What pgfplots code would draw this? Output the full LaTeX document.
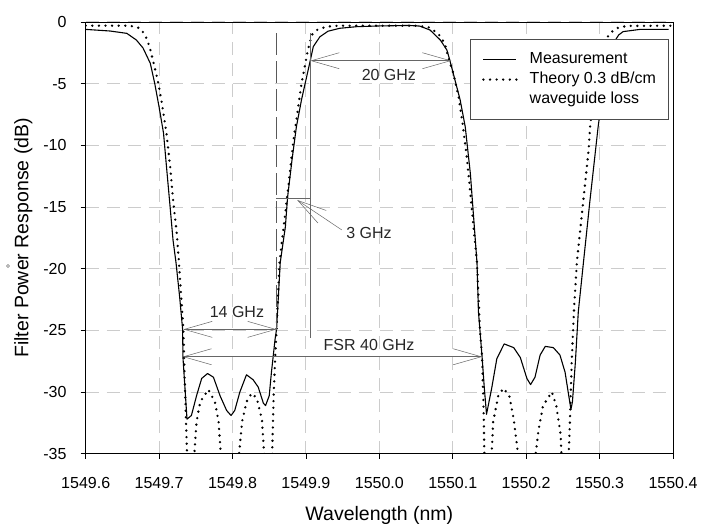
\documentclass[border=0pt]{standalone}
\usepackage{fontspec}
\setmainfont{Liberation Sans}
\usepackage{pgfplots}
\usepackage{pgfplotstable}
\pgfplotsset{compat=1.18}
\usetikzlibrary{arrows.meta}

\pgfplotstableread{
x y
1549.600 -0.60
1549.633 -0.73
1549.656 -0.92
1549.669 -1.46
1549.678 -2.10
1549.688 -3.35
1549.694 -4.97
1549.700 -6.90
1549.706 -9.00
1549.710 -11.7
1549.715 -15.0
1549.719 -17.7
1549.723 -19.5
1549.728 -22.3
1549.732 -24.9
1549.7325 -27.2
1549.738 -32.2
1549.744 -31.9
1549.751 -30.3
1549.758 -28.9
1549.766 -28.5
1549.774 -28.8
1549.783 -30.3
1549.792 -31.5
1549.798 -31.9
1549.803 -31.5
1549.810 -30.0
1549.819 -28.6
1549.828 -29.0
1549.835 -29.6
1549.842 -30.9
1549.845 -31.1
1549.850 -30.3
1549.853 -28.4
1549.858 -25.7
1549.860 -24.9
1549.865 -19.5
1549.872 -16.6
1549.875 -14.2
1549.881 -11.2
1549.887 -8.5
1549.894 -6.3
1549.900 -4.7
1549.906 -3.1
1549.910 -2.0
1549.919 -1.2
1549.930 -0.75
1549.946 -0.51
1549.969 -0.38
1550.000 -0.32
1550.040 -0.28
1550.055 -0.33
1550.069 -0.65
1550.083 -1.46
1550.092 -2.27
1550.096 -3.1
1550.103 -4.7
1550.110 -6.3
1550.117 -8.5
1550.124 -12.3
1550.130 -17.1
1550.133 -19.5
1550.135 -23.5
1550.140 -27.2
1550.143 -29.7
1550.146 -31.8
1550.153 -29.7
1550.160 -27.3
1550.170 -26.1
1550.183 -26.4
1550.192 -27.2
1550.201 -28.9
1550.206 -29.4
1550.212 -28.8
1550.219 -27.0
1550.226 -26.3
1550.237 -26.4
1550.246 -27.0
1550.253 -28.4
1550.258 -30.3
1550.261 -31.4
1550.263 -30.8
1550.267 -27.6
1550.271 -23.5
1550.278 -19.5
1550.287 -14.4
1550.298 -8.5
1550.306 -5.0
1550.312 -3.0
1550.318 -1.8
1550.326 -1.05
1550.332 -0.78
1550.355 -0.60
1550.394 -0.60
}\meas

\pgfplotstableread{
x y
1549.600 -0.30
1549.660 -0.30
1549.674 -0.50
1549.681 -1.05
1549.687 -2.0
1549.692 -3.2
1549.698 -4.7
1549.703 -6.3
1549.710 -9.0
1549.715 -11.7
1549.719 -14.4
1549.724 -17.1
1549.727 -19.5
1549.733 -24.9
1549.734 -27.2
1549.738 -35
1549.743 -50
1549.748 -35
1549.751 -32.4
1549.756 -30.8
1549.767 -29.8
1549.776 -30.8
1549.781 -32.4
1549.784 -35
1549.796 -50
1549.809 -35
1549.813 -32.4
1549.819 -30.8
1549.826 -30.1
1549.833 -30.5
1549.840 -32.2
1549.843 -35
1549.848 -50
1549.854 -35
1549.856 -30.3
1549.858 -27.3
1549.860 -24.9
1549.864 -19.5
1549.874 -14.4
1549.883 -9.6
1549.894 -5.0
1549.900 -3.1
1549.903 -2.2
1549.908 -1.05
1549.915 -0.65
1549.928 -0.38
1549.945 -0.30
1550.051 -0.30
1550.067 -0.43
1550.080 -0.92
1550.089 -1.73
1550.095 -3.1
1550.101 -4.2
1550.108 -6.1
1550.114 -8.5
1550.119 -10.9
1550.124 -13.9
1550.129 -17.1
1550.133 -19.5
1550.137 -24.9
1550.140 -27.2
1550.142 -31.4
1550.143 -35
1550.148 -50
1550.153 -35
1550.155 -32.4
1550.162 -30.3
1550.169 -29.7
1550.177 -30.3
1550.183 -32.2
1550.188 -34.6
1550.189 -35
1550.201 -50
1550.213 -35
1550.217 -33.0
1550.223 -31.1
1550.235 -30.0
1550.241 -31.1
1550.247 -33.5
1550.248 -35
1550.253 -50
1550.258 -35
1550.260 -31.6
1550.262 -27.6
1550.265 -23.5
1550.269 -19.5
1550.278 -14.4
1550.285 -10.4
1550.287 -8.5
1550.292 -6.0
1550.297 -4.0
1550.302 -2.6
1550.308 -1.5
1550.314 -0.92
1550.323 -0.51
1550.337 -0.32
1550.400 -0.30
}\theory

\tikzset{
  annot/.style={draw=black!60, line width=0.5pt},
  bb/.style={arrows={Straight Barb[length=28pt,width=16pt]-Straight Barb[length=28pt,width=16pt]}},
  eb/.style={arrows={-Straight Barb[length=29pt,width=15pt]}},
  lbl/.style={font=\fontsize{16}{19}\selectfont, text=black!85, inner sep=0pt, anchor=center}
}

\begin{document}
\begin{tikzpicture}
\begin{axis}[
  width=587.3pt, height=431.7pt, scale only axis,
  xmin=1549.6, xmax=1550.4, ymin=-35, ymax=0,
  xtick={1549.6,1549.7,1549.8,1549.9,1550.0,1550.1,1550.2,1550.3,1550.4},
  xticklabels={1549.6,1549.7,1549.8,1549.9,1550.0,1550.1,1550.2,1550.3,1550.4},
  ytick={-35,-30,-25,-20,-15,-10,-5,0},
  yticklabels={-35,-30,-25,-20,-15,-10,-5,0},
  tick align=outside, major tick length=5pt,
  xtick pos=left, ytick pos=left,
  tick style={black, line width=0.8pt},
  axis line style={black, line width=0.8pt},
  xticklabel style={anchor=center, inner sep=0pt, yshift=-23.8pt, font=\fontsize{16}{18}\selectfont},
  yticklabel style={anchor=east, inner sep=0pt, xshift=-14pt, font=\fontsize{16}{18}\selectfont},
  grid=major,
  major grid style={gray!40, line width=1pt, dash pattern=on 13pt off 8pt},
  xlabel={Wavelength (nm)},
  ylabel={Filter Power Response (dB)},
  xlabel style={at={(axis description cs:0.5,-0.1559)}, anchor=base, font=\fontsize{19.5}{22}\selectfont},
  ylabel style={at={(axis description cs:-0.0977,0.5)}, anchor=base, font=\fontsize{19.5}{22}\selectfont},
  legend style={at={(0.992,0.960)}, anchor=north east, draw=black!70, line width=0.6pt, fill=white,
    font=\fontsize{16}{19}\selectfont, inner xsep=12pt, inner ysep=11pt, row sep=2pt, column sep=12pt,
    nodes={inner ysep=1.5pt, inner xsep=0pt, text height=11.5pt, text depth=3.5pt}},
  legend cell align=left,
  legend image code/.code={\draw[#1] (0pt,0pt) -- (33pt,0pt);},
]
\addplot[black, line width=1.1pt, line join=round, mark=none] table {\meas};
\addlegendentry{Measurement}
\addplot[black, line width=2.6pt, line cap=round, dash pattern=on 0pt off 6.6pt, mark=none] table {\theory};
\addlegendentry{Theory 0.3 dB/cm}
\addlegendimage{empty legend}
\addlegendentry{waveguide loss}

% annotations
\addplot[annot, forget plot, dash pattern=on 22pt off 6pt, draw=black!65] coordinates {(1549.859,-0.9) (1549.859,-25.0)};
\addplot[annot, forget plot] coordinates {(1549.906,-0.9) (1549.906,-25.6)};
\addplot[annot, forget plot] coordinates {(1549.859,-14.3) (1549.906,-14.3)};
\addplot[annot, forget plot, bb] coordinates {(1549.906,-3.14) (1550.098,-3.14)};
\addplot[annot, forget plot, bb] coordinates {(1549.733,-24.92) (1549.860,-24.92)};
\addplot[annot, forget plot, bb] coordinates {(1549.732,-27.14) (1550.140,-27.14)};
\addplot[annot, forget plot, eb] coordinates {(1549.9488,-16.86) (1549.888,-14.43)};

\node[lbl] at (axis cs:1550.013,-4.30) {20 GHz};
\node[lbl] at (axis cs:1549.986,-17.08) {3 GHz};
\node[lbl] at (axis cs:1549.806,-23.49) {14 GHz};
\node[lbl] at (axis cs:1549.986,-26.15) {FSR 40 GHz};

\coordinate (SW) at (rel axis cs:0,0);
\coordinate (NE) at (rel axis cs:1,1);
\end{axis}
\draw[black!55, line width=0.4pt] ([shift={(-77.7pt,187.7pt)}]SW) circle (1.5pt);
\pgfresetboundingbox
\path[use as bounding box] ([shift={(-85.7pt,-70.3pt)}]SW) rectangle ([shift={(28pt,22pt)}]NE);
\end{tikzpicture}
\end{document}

* * * * * * * * *

DIRECTIVE:
Identify every line holding the word "code" and copy it out.

FINISHED ANSWER:
What pgfplots code would draw this? Output the full LaTeX document.
  legend image code/.code={\draw[#1] (0pt,0pt) -- (33pt,0pt);},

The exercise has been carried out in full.